The story was stripped of any reference to sexual favors or coercion and buried on the inside of the Culture section, an obscure story about Miramax firing an Italian executive. Who cared? The Times’ then-culture editor Jon Landman, now an editor-at-large for Bloomberg, thought the story was unimportant, asking me why it mattered.
Waxman herself also bears her share of culpability. As mentioned, she is now a publisher, so she does not answer to editors and boardroom hand-wringers. Why was it her outlet had not broken the Weinstein story earlier, considering she had the foundation in place for an expose’ and her own team to go dig out the facts? It is because she is now the one in that position of needing to smother a story.
Her outlet covers Hollywood and as such she needs access TO Hollywood. If she were to begin looking into the salacious activities of a studio head then her outlet would begin to be locked out of the very industry she is covering. One studio blocking her would cut off a significant percentage of the industry. If she were to go after the scandalous actions of an actor, the performer is not the only contact lost. Their agent would remove access to each of their clients, and likely the agency would broaden that blockade to all talent.
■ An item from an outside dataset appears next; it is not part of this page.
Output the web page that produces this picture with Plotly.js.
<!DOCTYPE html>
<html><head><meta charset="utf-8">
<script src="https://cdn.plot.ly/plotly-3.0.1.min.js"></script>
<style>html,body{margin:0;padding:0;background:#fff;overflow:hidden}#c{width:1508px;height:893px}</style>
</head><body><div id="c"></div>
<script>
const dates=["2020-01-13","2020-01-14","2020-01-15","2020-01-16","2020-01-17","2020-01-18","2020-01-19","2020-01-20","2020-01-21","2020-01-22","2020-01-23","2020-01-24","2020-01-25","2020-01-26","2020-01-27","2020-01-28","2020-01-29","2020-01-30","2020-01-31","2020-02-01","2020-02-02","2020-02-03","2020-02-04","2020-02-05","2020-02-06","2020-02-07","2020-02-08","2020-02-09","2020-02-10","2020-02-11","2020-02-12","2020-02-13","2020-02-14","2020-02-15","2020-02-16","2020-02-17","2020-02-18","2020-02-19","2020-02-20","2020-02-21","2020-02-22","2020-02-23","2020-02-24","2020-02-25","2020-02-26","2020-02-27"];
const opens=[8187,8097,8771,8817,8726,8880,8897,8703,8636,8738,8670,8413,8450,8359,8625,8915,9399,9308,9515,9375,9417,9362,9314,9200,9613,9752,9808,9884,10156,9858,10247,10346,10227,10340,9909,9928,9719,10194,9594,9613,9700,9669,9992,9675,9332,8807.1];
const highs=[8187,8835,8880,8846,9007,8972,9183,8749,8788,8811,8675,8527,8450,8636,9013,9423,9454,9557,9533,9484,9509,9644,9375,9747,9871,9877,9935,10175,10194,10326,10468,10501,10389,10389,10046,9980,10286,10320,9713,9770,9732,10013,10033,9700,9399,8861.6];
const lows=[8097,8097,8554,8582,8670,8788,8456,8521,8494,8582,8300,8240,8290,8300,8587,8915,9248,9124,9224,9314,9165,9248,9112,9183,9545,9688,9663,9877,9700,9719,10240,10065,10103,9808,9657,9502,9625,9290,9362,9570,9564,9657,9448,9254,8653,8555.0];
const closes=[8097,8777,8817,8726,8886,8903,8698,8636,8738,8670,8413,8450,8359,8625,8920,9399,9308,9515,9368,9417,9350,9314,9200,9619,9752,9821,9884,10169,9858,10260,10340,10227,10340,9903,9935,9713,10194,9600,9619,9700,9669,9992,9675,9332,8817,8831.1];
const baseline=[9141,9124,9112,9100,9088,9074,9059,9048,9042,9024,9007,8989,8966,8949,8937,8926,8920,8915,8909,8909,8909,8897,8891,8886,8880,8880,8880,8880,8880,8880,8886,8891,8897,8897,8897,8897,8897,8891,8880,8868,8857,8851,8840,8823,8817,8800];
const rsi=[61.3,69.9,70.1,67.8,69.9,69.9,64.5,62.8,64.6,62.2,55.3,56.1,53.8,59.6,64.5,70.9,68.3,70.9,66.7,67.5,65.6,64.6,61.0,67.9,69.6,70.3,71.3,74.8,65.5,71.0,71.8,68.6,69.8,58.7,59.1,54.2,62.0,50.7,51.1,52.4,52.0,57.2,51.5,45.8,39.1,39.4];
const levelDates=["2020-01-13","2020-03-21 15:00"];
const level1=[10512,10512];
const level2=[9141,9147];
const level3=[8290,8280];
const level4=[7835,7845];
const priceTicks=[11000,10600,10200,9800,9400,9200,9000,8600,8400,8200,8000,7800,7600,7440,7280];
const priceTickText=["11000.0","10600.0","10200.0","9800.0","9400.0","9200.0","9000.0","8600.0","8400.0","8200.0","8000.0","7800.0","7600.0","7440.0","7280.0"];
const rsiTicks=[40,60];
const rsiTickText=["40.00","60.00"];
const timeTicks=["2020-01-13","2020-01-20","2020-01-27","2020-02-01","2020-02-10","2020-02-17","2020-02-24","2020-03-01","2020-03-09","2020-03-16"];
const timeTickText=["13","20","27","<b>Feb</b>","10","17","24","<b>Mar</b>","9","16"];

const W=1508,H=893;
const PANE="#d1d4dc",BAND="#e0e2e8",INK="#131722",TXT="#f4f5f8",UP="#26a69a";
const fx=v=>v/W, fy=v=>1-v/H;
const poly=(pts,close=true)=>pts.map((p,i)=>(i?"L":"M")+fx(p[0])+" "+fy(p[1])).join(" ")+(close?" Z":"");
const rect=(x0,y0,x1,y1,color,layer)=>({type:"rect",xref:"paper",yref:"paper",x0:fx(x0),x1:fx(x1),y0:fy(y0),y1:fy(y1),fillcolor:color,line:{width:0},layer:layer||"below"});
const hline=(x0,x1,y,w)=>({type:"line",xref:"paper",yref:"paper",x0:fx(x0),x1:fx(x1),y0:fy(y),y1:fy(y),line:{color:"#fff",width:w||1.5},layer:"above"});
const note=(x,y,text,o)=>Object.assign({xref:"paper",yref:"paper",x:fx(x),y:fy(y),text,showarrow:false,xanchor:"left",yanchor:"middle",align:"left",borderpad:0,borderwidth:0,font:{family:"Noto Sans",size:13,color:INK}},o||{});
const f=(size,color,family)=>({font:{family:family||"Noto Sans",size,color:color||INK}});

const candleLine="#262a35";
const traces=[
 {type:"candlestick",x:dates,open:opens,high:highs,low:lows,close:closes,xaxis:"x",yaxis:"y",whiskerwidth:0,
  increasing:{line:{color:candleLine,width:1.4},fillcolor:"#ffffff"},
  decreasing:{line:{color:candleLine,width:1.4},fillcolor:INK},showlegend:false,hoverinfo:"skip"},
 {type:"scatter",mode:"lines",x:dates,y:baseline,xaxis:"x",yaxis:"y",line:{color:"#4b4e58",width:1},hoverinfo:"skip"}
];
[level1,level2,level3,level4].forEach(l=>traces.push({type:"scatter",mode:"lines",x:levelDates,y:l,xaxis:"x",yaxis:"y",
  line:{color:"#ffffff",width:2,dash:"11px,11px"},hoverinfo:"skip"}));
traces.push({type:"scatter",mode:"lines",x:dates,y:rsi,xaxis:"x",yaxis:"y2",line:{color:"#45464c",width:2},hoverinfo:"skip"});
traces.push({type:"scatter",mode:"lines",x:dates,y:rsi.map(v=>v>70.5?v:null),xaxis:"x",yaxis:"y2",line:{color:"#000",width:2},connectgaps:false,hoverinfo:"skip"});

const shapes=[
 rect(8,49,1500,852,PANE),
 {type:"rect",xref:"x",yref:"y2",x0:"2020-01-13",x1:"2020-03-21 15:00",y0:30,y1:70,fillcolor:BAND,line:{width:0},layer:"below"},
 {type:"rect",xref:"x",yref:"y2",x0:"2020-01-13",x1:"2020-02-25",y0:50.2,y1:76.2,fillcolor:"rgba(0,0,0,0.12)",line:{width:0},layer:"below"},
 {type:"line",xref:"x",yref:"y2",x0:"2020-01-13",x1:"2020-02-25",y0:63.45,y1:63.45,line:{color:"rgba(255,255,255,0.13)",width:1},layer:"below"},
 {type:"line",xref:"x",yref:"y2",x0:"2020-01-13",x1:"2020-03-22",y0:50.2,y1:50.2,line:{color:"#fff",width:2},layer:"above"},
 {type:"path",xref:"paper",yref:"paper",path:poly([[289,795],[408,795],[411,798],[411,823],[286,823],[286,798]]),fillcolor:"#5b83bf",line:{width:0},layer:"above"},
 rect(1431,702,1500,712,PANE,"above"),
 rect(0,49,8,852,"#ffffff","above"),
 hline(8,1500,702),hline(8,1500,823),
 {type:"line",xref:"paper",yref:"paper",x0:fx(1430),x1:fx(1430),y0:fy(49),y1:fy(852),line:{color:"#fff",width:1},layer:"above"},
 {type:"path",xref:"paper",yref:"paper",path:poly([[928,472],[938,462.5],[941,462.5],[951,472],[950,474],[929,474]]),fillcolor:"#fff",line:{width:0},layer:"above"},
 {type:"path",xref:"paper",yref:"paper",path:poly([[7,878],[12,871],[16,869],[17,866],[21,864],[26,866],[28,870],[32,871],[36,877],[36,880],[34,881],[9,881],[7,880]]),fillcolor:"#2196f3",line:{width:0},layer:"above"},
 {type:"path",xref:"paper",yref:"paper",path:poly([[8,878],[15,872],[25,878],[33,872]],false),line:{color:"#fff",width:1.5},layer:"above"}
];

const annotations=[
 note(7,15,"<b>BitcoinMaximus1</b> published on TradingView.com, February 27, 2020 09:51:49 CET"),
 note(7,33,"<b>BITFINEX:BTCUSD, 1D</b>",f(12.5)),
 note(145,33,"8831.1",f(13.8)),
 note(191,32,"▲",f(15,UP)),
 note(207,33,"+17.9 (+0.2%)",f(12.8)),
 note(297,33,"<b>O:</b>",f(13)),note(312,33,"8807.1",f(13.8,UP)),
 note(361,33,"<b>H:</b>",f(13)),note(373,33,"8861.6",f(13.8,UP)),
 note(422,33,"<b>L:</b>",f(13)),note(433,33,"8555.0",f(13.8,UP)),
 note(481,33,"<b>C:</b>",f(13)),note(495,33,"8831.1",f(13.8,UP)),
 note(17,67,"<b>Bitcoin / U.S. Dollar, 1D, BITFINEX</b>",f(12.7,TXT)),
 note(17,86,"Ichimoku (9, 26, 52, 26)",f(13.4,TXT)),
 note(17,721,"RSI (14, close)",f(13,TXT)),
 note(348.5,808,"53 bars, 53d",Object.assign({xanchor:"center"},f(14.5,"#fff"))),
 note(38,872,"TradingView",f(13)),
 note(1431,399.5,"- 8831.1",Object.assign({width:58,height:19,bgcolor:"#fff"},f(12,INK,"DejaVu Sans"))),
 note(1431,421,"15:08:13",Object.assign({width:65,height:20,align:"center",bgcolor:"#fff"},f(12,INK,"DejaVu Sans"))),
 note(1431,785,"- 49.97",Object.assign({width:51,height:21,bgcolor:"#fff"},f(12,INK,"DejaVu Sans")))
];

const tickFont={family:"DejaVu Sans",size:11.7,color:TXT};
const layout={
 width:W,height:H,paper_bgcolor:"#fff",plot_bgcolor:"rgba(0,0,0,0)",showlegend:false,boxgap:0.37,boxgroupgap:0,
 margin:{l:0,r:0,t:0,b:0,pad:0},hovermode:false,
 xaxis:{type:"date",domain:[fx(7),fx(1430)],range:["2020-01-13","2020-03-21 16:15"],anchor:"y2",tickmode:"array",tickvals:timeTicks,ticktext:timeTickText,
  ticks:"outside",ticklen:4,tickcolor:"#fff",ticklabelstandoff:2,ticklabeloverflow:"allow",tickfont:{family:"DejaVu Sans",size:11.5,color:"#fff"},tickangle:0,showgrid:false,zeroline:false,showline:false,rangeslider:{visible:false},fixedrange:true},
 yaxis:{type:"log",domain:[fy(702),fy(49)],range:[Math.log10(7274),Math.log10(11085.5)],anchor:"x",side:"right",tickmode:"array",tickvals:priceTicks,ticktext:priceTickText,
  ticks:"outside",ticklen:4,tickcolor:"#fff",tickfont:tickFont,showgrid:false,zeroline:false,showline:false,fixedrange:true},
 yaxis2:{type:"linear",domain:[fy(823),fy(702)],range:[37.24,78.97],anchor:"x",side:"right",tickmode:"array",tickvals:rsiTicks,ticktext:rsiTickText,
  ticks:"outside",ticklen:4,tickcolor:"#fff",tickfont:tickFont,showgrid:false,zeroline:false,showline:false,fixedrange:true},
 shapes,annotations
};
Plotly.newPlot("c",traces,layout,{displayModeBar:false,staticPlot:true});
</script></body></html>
In order to cover Hollywood you need to be in bed with the studio system.
For this reason, Weinstein was permitted to rapaciously storm through the industry, unaccountable. Russell Brand meanwhile is viewed as an apostate, and since he went off the reservation he no longer has anything of value and thus, becomes an acceptable target in the press. The difference is that Weinstein’s activities were whispered about, but never addressed. Brand’s behavior for a decade or more has been public knowledge, with him not only being open about his hedonistic acts but profiting from them, as the press approved and gave him more exposure.
Now that same press wants to hang him over the same behavior it previously applauded, recalibrating many of the episodes into something more sinister. This is selective morality on display, being made by a press industry that itself has shown an animosity towards the ethics that supposedly guide their business.